Japanese Americans on Okinawa call
'Pearl Harbor' analogy unjust, incorrect

The horrific scenes of hijacked airplanes crashing into the World Trade Center and the Pentagon were repeatedly dubbed "the second Pearl Harbor."

But many Americans of Japanese descent see the comparison as unjust and incorrect.

"Except for the stealth, there was little else in common," said Timothy Nakayama, 70, a retired Episcopal priest in Seattle who served as a priest at All Souls Episcopal Church on Okinawa.

"Pearl Harbor, on Dec. 7, 1941, was a sneak Japanese military attack on a military target," he said. "But the Sept. 11 attacks overwhelmingly targeted civilian personnel."

Robert Kishaba, 71, who manages a library on Camp Courtney on Okinawa, echoed Nakayama’s sentiment.

"It is a regrettable mistake," Kishaba said. "The Imperial military did not attack Honolulu. Their target was not civilians or children.

"The [Sept. 11] terrorist attacks were not a military action. It was a massacre."

For some, the comparison was a painful reminder of 60-year-old wounds. Nakayama was a 10-year-old in Canada when the Pearl Harbor bombing occurred. He and his family were sent to a concentration camp, like tens of thousands of Canadian, American, Peruvian, Brazilian and other people of Japanese descent.

"We were falsely identified as enemy aliens," Nakayama said.

Kishaba, a California-born second generation Japanese American, was on Okinawa when World War II started. When the United States and Japan severed their diplomatic relations, all transportation to the United States was cut off, and he was trapped on Okinawa while his family in California was relocated to a concentration camp.

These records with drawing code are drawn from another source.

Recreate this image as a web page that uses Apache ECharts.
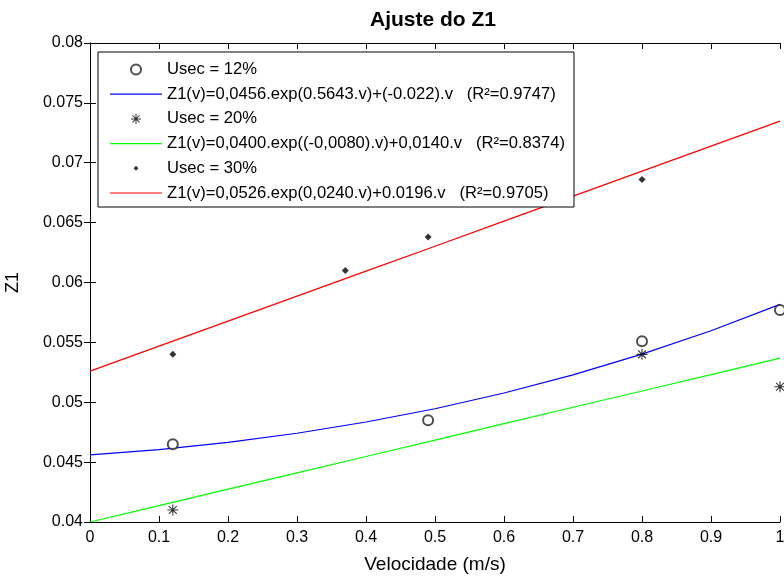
<!DOCTYPE html>
<html>
<head>
<meta charset="utf-8">
<script src="https://cdn.jsdelivr.net/npm/echarts@6/dist/echarts.min.js"></script>
<style>html,body{margin:0;padding:0;background:#fff;}#c{width:784px;height:579px;}</style>
</head>
<body>
<div id="c"></div>
<script>
// ---- data ----
const xTicks = [0, 0.1, 0.2, 0.3, 0.4, 0.5, 0.6, 0.7, 0.8, 0.9, 1];
const yTicks = [0.04, 0.045, 0.05, 0.055, 0.06, 0.065, 0.07, 0.075, 0.08];

const usec12X = [0.12, 0.49, 0.80, 1.00];
const usec12Y = [0.0465, 0.0485, 0.0551, 0.0577];
const usec20X = [0.12, 0.80, 1.00];
const usec20Y = [0.0410, 0.0540, 0.0513];
const usec30X = [0.12, 0.37, 0.49, 0.80];
const usec30Y = [0.0540, 0.0610, 0.0638, 0.0686];

const curveV = [0, 0.1, 0.2, 0.3, 0.4, 0.5, 0.6, 0.7, 0.8, 0.9, 1.0];
const fit12 = [0.0456, 0.04605, 0.04665, 0.04741, 0.04835, 0.04946, 0.05077, 0.05229, 0.05402, 0.05597, 0.05817];
const fit20 = [0.0400, 0.04137, 0.04274, 0.04410, 0.04547, 0.04684, 0.04821, 0.04958, 0.05094, 0.05231, 0.05368];
const fit30 = [0.0526, 0.05469, 0.05677, 0.05886, 0.06095, 0.06303, 0.06512, 0.06721, 0.06930, 0.07139, 0.07348];

const names = [
  'Usec = 12%',
  'Z1(v)=0,0456.exp(0.5643.v)+(-0.022).v   (R²=0.9747)',
  'Usec = 20%',
  'Z1(v)=0,0400.exp((-0,0080).v)+0,0140.v   (R²=0.8374)',
  'Usec = 30%',
  'Z1(v)=0,0526.exp(0,0240.v)+0.0196.v   (R²=0.9705)'
];
const titleText = 'Ajuste do Z1';
const xName = 'Velocidade (m/s)';
const yName = 'Z1';

// ---- chart ----
const zip = (xs, ys) => xs.map((x, i) => [x, ys[i]]);
const FONT = '"Liberation Sans", Arial, sans-serif';
const star = 'path://M9 0L11 0L11 20L9 20Z M0 9L20 9L20 11L0 11Z M2.2 3.6L3.6 2.2L17.8 16.4L16.4 17.8Z M16.4 2.2L17.8 3.6L3.6 17.8L2.2 16.4Z';
const dotLegend = 'path://M0 0L0.01 0L0 0.01Z M20 20L19.99 20L20 19.99Z M10 5L15 10L10 15L5 10Z';
const lineIcon = 'path://M0 0L52 0L52 1.2L0 1.2Z';

const chart = echarts.init(document.getElementById('c'), null, {renderer: 'canvas'});
const axisLine = {show: true, lineStyle: {color: '#000', width: 1}};
const tickIn = {show: true, inside: true, length: 6, lineStyle: {color: '#000', width: 1}};

chart.setOption({
  animation: false,
  backgroundColor: '#fff',
  title: {
    text: titleText, left: 428, top: 5, textAlign: 'center',
    textStyle: {fontFamily: FONT, fontSize: 21, fontWeight: 'bold', color: '#000'}
  },
  grid: {left: 90, right: 4, top: 43, bottom: 57, containLabel: false, outerBoundsMode: 'none'},
  legend: {
    orient: 'vertical', left: 98, top: 52,
    backgroundColor: '#fff', borderColor: '#000', borderWidth: 1, borderRadius: 0,
    padding: [9, 9, 5.5, 12],
    itemWidth: 52, itemHeight: 10, itemGap: 7.7,
    textStyle: {fontFamily: FONT, fontSize: 16.6, color: '#000', lineHeight: 16},
    data: [
      {name: names[0]},
      {name: names[1], icon: lineIcon},
      {name: names[2]},
      {name: names[3], icon: lineIcon},
      {name: names[4], icon: dotLegend},
      {name: names[5], icon: lineIcon}
    ]
  },
  xAxis: [{
    type: 'value', min: 0, max: 1, interval: 0.1,
    name: xName, nameLocation: 'middle', nameGap: 33,
    nameTextStyle: {fontFamily: FONT, fontSize: 19, color: '#000'},
    axisLine, axisTick: tickIn, splitLine: {show: false},
    axisLabel: {fontFamily: FONT, fontSize: 16, color: '#000', margin: 8,
      formatter: v => String(+v.toFixed(1))}
  }, {
    type: 'value', min: 0, max: 1, interval: 0.1, position: 'top',
    axisLine, axisTick: tickIn, axisLabel: {show: false}, splitLine: {show: false}
  }],
  yAxis: [{
    type: 'value', min: 0.04, max: 0.08, interval: 0.005,
    name: yName, nameLocation: 'middle', nameGap: 68, nameRotate: 90,
    nameTextStyle: {fontFamily: FONT, fontSize: 18, color: '#000'},
    axisLine, axisTick: tickIn, splitLine: {show: false},
    axisLabel: {fontFamily: FONT, fontSize: 16, color: '#000', margin: 7,
      formatter: v => String(+v.toFixed(3))}
  }, {
    type: 'value', min: 0.04, max: 0.08, interval: 0.005, position: 'right',
    axisLine, axisTick: tickIn, axisLabel: {show: false}, splitLine: {show: false}
  }],
  series: [
    {name: names[0], type: 'scatter', data: zip(usec12X, usec12Y), symbol: 'emptyCircle', symbolSize: 10,
      itemStyle: {color: '#222', borderColor: '#222', borderWidth: 1.2}, z: 5},
    {name: names[1], type: 'line', data: zip(curveV, fit12), symbol: 'none', showSymbol: false,
      lineStyle: {color: '#0000ff', width: 1.2}, itemStyle: {color: '#0000ff'}},
    {name: names[2], type: 'scatter', data: zip(usec20X, usec20Y), symbol: star, symbolSize: 11,
      itemStyle: {color: '#000'}, z: 5},
    {name: names[3], type: 'line', data: zip(curveV, fit20), symbol: 'none', showSymbol: false,
      lineStyle: {color: '#00ff00', width: 1.2}, itemStyle: {color: '#00ff00'}},
    {name: names[4], type: 'scatter', data: zip(usec30X, usec30Y), symbol: 'diamond', symbolSize: 7,
      itemStyle: {color: '#000'}, z: 5},
    {name: names[5], type: 'line', data: zip(curveV, fit30), symbol: 'none', showSymbol: false,
      lineStyle: {color: '#ff0000', width: 1.2}, itemStyle: {color: '#ff0000'}}
  ]
});
</script>
</body>
</html>
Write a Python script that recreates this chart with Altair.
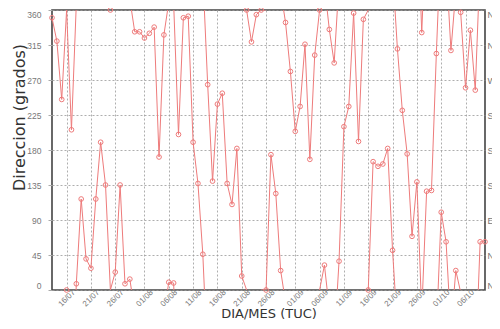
import altair as alt
import pandas as pd

# ---- data ----
fecha_inicio = "2005-07-13"
fecha_fin = "2005-10-10"
direccion = [350, 320, 245, 0, 206, 8, 117, 40, 28, 117,
             190, 135, 360, 23, 135, 8, 14, 332, 332, 324,
             330, 338, 171, 328, 10, 9, 200, 350, 352, 190,
             137, 46, 264, 140, 239, 253, 137, 110, 182, 18,
             360, 319, 354, 360, 0, 174, 124, 25, 344, 281,
             204, 236, 316, 168, 302, 360, 32, 335, 292, 37,
             210, 236, 356, 191, 348, 0, 165, 159, 162, 182,
             51, 310, 231, 175, 69, 139, 331, 127, 128, 304,
             100, 62, 308, 25, 357, 260, 334, 257, 62, 62]
ticks_x = ["2005-07-16", "2005-07-21", "2005-07-26", "2005-08-01", "2005-08-06",
           "2005-08-11", "2005-08-16", "2005-08-21", "2005-08-26", "2005-09-01",
           "2005-09-06", "2005-09-11", "2005-09-16", "2005-09-21", "2005-09-26",
           "2005-10-01", "2005-10-06"]
ticks_y = [0, 45, 90, 135, 180, 225, 270, 315, 360]
rumbos = ["N", "NE", "E", "SE", "S", "SW", "W", "NW", "N"]

ROJO = "#ee7b7b"


def ms(d):
    return int(pd.Timestamp(d, tz="UTC").timestamp() * 1000)


fechas = pd.date_range(fecha_inicio, periods=len(direccion), freq="D", tz="UTC")
t = [int(f.timestamp() * 1000) for f in fechas]

pts = pd.DataFrame({"t": t, "v": direccion})

# wrap-aware segments (direction is circular)
rows = []
for k in range(len(direccion) - 1):
    v1, v2 = direccion[k], direccion[k + 1]
    d = v2 - v1
    if abs(d) <= 180:
        rows.append({"t1": t[k], "y1": v1, "t2": t[k + 1], "y2": v2})
    else:
        s = 360 if d < 0 else -360
        rows.append({"t1": t[k], "y1": v1, "t2": t[k + 1], "y2": v2 + s})
        rows.append({"t1": t[k], "y1": v1 - s, "t2": t[k + 1], "y2": v2})
segs = pd.DataFrame(rows)

x_scale = alt.Scale(type="utc", domain=[ms(fecha_inicio), ms(fecha_fin)], nice=False)
y_scale = alt.Scale(domain=[0, 360], nice=False, zero=False)

x_axis = alt.Axis(values=[ms(d) for d in ticks_x],
                  labelExpr="utcFormat(datum.value, '%d/%m')",
                  labelAngle=315, labelAlign="center", labelBaseline="middle",
                  labelPadding=8, tickSize=0, labelOverlap=False, labelFlush=False,
                  labelFont="Liberation Sans", labelFontSize=8, labelColor="#777",
                  grid=True, gridDash=[2, 2], gridColor="#999", gridWidth=0.8,
                  domain=False,
                  title="DIA/MES (TUC)", titleFont="DejaVu Sans", titleFontSize=13,
                  titleFontWeight="normal", titleColor="#333",
                  titleBaseline="alphabetic", titleY=27)

y_left = alt.Axis(values=ticks_y, labelFont="Liberation Sans", labelFontSize=8.5,
                  labelColor="#777", tickSize=4, tickColor="#aaa", labelPadding=7,
                  labelFlush=True,
                  grid=True, gridDash=[2, 2], gridColor="#999", gridWidth=0.8,
                  domain=False,
                  title="Direccion (grados)", titleFont="DejaVu Sans", titleFontSize=16,
                  titleFontWeight="normal", titleColor="#333",
                  titleAngle=270, titleAlign="center", titleBaseline="middle",
                  titleX=-33, titleY=107)

y_right = alt.Axis(orient="right", values=ticks_y,
                   labelExpr="%s[datum.value / 45]" % str(rumbos),
                   labelFont="Liberation Sans", labelFontSize=9, labelColor="#777",
                   labelFlush=True,
                   tickSize=0, labelPadding=2, grid=False, domain=False, title=None)

lineas = alt.Chart(segs).mark_rule(clip=True, color=ROJO, strokeWidth=1).encode(
    x=alt.X("t1:T", scale=x_scale, axis=x_axis),
    x2="t2:T",
    y=alt.Y("y1:Q", scale=y_scale, axis=y_left),
    y2="y2:Q",
)

puntos = alt.Chart(pts).mark_point(filled=False, size=22, color=ROJO, strokeWidth=1,
                                   opacity=1).encode(
    x=alt.X("t:T", scale=x_scale, axis=x_axis),
    y=alt.Y("v:Q", scale=y_scale, axis=y_right),
)

chart = alt.layer(lineas, puntos).resolve_axis(y="independent").properties(
    width=433, height=280,
    autosize=alt.AutoSizeParams(type="none"),
    padding={"left": 44, "top": 2, "right": 7, "bottom": 31},
    background="white",
).configure_view(stroke="#444", strokeWidth=1.6)

chart.save("out.html", embed_options={"renderer": "svg", "actions": False})
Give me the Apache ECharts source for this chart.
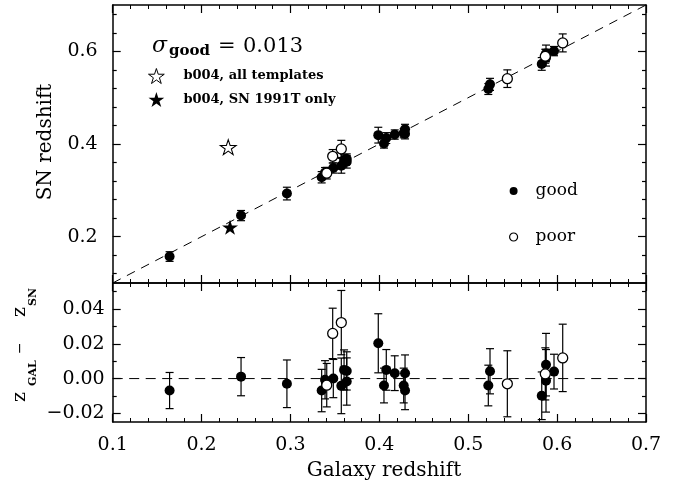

It was a close call for then 17-year-old Ralph Tsuha, who returned to Hawaii from a visit to Okinawa just two months before the war started. By then, food and other commodities were already scarce on Okinawa.

Tsuha was horrified by what Japan had done to his country. Although Tsuha and most Japanese Americans in Hawaii were not sent to a concentration camp, racial discrimination against them was prevalent.

"Being a Japanese American, I felt so small," said Tsuha, now a 77-year-old retired Department of Defense civilian on Okinawa.

Meanwhile, anti-Japanese sentiment served as a part of the war campaign.

"The Japanese attack on Pearl Harbor was exploited in ... North America," Nakayama said. "Racism and hatred against people of Japanese ancestry were used for the war effort among the general public."

Nakayama, now a naturalized U.S. citizen, is concerned about recent reports of hate crimes against Middle Eastern people in the United States. The prime suspect in the attacks is Saudi exile Osama bin Laden.

Nakayama urged people to learn and know more about Arabic people and Islam and to avoid fear of the unknown.

"Don’t get me wrong. The terrorists must be punished no matter what. But law-abiding people of the same ethnic background [as the terrorists] should not feel that they are mistreated," Kishaba said.

He is optimistic prejudice won’t be prevalent.

"I know that America’s conscience will never allow the injustice to be repeated again," he said.